Print the first line of the material below and each line after it, exactly as written, ending with the line that contains "ax.axhline(y, color='black', lw=1.3, zorder=1)".
— START OF INPUT ROWS —
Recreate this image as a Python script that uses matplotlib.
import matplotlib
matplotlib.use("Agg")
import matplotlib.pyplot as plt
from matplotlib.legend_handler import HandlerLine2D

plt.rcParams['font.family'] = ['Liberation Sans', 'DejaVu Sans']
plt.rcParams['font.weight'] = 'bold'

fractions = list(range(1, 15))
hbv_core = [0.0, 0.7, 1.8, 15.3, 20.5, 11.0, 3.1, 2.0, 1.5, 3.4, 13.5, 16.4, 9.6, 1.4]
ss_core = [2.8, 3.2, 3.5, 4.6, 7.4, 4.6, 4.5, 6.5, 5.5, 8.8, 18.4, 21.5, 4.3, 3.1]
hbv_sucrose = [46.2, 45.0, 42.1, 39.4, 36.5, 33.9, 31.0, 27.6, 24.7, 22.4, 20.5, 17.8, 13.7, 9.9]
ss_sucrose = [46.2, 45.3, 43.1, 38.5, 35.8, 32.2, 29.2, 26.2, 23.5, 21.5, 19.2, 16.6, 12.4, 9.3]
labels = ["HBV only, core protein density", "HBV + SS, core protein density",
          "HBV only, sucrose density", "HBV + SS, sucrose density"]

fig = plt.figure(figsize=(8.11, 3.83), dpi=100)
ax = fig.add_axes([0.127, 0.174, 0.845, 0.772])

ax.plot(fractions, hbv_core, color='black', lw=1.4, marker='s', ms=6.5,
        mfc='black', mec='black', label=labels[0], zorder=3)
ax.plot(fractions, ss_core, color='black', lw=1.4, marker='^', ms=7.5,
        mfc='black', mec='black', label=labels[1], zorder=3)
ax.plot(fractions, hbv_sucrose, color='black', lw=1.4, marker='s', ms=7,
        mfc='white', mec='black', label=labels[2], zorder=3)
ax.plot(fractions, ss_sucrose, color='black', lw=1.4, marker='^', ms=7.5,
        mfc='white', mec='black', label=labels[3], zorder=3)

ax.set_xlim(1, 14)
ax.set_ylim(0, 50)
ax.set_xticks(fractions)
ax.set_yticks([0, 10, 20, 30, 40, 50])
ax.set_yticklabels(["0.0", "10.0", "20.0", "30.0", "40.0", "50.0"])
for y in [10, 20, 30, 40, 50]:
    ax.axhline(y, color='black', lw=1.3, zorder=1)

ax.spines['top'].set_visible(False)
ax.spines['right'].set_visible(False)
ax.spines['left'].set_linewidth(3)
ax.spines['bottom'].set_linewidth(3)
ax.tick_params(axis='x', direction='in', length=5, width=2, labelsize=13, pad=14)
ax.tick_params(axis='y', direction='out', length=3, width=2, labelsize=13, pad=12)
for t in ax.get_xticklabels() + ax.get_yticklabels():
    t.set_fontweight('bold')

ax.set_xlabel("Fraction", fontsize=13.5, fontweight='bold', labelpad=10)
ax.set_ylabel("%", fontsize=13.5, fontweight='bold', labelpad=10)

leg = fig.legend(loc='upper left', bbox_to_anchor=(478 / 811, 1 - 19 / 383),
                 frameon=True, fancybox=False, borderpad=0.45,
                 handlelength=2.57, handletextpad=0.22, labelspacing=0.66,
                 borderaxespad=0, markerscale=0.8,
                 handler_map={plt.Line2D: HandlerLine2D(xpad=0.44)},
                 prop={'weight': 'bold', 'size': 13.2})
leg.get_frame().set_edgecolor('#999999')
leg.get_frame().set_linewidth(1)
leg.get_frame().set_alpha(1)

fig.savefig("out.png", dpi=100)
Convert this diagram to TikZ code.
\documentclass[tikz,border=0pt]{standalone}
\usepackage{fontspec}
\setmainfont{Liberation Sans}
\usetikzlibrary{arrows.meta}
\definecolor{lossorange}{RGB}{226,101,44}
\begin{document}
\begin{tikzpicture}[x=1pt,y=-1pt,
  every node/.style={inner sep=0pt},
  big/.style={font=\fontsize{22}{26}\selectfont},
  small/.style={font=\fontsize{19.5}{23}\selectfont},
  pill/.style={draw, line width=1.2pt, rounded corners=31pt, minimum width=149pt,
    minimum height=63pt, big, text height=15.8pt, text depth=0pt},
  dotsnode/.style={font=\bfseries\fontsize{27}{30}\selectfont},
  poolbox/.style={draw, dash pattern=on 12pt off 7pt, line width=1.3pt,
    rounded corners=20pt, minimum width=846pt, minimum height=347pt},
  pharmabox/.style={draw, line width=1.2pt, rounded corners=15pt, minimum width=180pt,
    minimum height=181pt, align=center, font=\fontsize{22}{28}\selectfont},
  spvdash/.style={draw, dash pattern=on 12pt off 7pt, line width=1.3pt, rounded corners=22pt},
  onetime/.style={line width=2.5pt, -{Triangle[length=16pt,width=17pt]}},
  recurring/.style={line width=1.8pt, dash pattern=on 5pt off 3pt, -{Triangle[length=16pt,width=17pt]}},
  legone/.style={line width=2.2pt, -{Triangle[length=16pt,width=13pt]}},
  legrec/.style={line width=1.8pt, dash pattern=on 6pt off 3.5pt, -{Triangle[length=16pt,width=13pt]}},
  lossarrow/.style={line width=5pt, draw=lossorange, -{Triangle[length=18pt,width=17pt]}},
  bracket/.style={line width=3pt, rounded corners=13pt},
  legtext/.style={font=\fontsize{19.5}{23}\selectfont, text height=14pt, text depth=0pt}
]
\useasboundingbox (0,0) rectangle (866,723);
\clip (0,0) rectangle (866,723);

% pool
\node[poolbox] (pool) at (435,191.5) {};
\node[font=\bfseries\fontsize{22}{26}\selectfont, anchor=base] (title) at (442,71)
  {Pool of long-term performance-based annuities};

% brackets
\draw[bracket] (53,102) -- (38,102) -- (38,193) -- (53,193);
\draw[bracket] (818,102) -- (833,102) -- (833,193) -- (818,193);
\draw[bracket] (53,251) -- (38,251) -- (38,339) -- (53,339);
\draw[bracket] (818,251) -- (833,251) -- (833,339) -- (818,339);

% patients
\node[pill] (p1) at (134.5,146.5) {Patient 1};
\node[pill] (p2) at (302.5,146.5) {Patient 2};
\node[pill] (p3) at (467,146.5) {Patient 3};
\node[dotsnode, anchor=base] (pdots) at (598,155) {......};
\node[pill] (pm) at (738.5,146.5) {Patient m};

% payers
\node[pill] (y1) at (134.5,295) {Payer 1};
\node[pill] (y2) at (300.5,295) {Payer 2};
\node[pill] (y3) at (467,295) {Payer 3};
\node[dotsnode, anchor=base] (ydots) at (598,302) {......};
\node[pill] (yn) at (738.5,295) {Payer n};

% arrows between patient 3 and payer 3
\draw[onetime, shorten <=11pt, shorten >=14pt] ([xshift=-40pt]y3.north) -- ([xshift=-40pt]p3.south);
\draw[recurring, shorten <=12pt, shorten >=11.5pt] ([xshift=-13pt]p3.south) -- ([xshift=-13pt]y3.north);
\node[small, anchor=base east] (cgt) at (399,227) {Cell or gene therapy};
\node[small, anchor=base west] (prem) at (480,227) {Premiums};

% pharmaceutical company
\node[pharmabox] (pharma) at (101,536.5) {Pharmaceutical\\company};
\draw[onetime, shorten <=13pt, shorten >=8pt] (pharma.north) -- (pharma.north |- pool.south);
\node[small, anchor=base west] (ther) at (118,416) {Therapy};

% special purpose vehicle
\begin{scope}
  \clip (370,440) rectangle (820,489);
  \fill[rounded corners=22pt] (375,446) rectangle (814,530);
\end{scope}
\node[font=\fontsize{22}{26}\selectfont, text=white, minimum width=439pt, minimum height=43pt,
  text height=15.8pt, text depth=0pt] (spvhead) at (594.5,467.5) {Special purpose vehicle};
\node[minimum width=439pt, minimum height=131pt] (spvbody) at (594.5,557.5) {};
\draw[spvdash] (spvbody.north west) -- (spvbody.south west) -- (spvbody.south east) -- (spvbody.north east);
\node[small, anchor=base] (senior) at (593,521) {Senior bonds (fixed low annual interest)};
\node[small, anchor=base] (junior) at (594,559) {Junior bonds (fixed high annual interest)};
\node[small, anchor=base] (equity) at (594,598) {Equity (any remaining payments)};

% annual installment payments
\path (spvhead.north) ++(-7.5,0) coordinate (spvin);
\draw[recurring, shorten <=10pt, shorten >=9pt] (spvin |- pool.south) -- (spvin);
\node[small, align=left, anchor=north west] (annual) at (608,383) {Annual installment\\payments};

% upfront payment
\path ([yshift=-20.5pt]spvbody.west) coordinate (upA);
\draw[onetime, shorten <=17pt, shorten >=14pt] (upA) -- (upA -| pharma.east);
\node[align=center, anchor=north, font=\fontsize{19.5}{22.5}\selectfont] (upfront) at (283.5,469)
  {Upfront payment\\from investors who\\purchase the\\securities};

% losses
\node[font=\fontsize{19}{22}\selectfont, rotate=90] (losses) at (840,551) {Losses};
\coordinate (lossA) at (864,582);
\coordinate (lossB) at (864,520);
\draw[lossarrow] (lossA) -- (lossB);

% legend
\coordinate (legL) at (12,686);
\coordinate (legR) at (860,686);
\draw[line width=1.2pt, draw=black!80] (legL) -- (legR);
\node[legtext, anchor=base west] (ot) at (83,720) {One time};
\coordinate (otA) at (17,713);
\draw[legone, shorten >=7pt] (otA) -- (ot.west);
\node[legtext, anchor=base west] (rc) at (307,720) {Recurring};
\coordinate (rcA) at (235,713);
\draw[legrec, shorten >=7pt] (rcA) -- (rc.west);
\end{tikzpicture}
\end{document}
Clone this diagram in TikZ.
— END OF INPUT ROWS —
- **TASK OUTPUT**:
Recreate this image as a Python script that uses matplotlib.
import matplotlib
matplotlib.use("Agg")
import matplotlib.pyplot as plt
from matplotlib.legend_handler import HandlerLine2D

plt.rcParams['font.family'] = ['Liberation Sans', 'DejaVu Sans']
plt.rcParams['font.weight'] = 'bold'

fractions = list(range(1, 15))
hbv_core = [0.0, 0.7, 1.8, 15.3, 20.5, 11.0, 3.1, 2.0, 1.5, 3.4, 13.5, 16.4, 9.6, 1.4]
ss_core = [2.8, 3.2, 3.5, 4.6, 7.4, 4.6, 4.5, 6.5, 5.5, 8.8, 18.4, 21.5, 4.3, 3.1]
hbv_sucrose = [46.2, 45.0, 42.1, 39.4, 36.5, 33.9, 31.0, 27.6, 24.7, 22.4, 20.5, 17.8, 13.7, 9.9]
ss_sucrose = [46.2, 45.3, 43.1, 38.5, 35.8, 32.2, 29.2, 26.2, 23.5, 21.5, 19.2, 16.6, 12.4, 9.3]
labels = ["HBV only, core protein density", "HBV + SS, core protein density",
          "HBV only, sucrose density", "HBV + SS, sucrose density"]

fig = plt.figure(figsize=(8.11, 3.83), dpi=100)
ax = fig.add_axes([0.127, 0.174, 0.845, 0.772])

ax.plot(fractions, hbv_core, color='black', lw=1.4, marker='s', ms=6.5,
        mfc='black', mec='black', label=labels[0], zorder=3)
ax.plot(fractions, ss_core, color='black', lw=1.4, marker='^', ms=7.5,
        mfc='black', mec='black', label=labels[1], zorder=3)
ax.plot(fractions, hbv_sucrose, color='black', lw=1.4, marker='s', ms=7,
        mfc='white', mec='black', label=labels[2], zorder=3)
ax.plot(fractions, ss_sucrose, color='black', lw=1.4, marker='^', ms=7.5,
        mfc='white', mec='black', label=labels[3], zorder=3)

ax.set_xlim(1, 14)
ax.set_ylim(0, 50)
ax.set_xticks(fractions)
ax.set_yticks([0, 10, 20, 30, 40, 50])
ax.set_yticklabels(["0.0", "10.0", "20.0", "30.0", "40.0", "50.0"])
for y in [10, 20, 30, 40, 50]:
    ax.axhline(y, color='black', lw=1.3, zorder=1)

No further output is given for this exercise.